START Provided material
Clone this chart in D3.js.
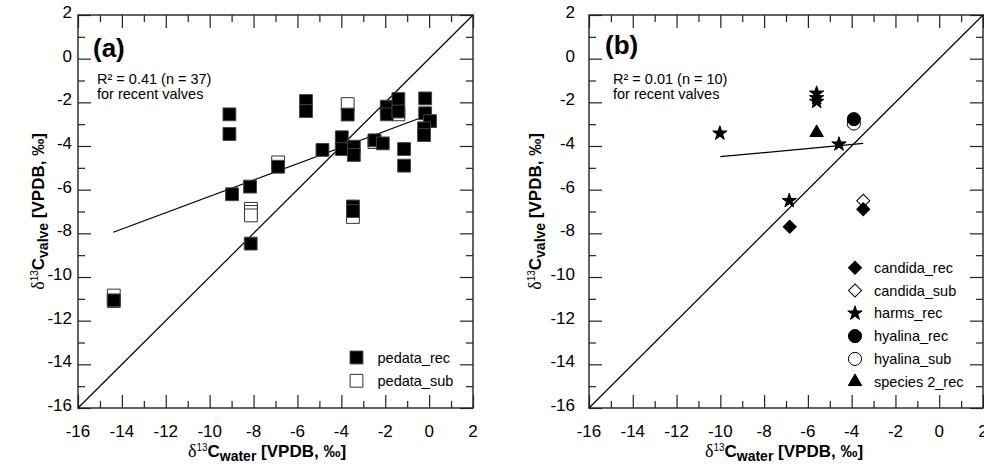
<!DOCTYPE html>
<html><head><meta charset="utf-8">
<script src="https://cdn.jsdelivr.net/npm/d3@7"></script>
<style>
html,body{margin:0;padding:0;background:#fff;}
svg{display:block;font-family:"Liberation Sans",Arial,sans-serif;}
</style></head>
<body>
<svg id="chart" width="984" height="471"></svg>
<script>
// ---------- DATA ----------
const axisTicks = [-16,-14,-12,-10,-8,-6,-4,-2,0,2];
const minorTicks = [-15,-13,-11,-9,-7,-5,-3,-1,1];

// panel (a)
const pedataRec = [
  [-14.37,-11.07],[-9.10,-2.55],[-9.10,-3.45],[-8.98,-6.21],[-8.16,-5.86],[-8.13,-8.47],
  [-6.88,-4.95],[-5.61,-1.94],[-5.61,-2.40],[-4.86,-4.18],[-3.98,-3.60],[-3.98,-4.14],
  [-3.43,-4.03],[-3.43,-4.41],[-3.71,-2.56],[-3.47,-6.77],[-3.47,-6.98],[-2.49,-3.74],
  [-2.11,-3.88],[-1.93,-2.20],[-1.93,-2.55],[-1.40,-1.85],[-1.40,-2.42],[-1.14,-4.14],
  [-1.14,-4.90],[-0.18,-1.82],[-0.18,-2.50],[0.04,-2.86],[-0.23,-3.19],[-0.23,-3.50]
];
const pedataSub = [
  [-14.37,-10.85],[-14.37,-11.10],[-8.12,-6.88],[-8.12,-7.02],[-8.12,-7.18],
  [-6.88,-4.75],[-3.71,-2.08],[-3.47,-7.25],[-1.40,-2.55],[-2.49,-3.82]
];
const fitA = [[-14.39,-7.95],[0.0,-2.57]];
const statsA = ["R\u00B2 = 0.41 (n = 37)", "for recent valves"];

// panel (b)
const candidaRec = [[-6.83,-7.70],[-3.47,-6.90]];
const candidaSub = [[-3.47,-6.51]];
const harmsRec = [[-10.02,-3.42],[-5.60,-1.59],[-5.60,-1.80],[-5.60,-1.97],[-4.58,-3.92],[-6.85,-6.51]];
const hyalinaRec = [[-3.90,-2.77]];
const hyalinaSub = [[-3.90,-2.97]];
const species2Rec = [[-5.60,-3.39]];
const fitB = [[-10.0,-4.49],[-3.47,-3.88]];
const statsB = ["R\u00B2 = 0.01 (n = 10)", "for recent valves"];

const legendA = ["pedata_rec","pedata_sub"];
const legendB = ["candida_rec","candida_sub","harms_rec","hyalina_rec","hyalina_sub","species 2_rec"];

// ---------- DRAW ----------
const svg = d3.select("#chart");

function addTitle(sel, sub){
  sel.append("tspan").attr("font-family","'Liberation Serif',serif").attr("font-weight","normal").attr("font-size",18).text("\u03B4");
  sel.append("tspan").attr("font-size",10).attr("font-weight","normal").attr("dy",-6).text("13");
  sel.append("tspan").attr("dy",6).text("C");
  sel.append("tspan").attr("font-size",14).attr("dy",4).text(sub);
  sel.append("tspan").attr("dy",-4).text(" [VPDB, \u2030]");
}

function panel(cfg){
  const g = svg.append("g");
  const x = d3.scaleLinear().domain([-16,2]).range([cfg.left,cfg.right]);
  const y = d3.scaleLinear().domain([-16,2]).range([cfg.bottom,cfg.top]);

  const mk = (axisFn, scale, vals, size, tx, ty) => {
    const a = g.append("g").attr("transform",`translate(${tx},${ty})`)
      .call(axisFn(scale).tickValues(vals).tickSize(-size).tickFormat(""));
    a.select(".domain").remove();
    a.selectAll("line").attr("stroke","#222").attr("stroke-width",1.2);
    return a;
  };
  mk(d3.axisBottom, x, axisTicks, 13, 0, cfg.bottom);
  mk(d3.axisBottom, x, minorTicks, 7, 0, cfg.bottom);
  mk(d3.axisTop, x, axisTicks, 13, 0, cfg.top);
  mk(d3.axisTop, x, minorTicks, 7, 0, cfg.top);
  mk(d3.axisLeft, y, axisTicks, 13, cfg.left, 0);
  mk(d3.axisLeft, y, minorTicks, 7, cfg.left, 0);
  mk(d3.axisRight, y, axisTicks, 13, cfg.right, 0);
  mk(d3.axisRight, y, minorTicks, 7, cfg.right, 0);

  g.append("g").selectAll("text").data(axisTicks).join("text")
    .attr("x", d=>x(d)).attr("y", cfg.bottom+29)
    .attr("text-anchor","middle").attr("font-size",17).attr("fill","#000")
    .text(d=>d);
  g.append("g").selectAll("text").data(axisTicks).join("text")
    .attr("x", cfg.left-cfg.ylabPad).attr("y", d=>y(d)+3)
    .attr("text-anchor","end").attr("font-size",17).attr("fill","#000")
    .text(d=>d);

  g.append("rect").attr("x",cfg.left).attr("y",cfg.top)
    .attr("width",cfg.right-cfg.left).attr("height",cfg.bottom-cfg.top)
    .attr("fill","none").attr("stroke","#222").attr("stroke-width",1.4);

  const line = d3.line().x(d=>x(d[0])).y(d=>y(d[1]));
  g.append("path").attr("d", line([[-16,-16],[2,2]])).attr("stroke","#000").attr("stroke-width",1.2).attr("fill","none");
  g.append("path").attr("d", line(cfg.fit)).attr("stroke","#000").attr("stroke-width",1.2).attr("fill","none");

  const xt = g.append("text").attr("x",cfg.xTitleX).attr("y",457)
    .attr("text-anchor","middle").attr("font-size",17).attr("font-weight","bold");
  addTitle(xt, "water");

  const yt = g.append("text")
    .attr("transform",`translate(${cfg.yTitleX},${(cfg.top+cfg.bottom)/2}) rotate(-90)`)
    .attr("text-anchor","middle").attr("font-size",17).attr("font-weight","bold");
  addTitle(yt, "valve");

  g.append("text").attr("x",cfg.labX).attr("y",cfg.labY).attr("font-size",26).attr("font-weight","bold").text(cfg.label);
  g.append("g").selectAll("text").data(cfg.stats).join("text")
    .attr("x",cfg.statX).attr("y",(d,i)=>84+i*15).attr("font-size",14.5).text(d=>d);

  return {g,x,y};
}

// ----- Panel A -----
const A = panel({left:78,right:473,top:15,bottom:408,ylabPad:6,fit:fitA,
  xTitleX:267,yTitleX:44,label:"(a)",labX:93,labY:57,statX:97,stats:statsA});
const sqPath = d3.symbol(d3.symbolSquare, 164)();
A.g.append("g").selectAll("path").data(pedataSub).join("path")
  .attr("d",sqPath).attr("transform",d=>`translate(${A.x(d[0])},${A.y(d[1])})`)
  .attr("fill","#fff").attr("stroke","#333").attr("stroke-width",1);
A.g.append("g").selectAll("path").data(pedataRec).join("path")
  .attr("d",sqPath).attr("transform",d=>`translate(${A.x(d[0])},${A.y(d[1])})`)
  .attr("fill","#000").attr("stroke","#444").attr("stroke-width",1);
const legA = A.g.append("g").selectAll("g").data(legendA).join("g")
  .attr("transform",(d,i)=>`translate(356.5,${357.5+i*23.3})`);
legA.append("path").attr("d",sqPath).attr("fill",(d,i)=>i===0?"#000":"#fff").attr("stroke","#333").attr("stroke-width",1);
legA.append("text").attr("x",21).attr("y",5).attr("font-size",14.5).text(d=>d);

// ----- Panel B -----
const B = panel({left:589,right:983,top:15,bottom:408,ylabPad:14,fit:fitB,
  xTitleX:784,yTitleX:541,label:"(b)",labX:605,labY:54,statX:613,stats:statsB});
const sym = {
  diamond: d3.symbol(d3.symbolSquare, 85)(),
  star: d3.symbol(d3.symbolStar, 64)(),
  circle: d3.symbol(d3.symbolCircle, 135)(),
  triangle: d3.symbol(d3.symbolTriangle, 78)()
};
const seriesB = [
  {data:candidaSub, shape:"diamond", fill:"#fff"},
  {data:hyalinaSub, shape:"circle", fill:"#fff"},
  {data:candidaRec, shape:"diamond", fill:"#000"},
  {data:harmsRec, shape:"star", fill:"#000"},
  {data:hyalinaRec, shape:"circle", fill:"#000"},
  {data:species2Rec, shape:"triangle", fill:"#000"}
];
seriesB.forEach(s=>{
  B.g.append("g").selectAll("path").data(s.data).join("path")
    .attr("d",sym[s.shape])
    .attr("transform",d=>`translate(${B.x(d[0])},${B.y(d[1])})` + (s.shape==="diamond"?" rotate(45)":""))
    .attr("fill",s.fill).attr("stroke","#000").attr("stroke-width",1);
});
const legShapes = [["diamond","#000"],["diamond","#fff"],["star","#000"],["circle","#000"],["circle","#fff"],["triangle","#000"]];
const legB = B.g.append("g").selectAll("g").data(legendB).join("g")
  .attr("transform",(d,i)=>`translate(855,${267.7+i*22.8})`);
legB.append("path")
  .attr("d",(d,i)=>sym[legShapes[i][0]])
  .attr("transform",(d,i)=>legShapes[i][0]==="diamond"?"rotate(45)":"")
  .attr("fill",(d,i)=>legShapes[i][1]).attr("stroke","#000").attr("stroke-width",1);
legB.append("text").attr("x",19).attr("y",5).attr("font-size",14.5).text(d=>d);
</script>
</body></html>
END Provided material
→ **What the exercise asks**
Up to and including the line containing "const minorTicks = [-15,-13,-11,-9,-7,-5,-3,-1,1];", repeat every line from the start of the data, but none of the pictures.

→ **Written solution**
Clone this chart in D3.js.
<!DOCTYPE html>
<html><head><meta charset="utf-8">
<script src="https://cdn.jsdelivr.net/npm/d3@7"></script>
<style>
html,body{margin:0;padding:0;background:#fff;}
svg{display:block;font-family:"Liberation Sans",Arial,sans-serif;}
</style></head>
<body>
<svg id="chart" width="984" height="471"></svg>
<script>
// ---------- DATA ----------
const axisTicks = [-16,-14,-12,-10,-8,-6,-4,-2,0,2];
const minorTicks = [-15,-13,-11,-9,-7,-5,-3,-1,1];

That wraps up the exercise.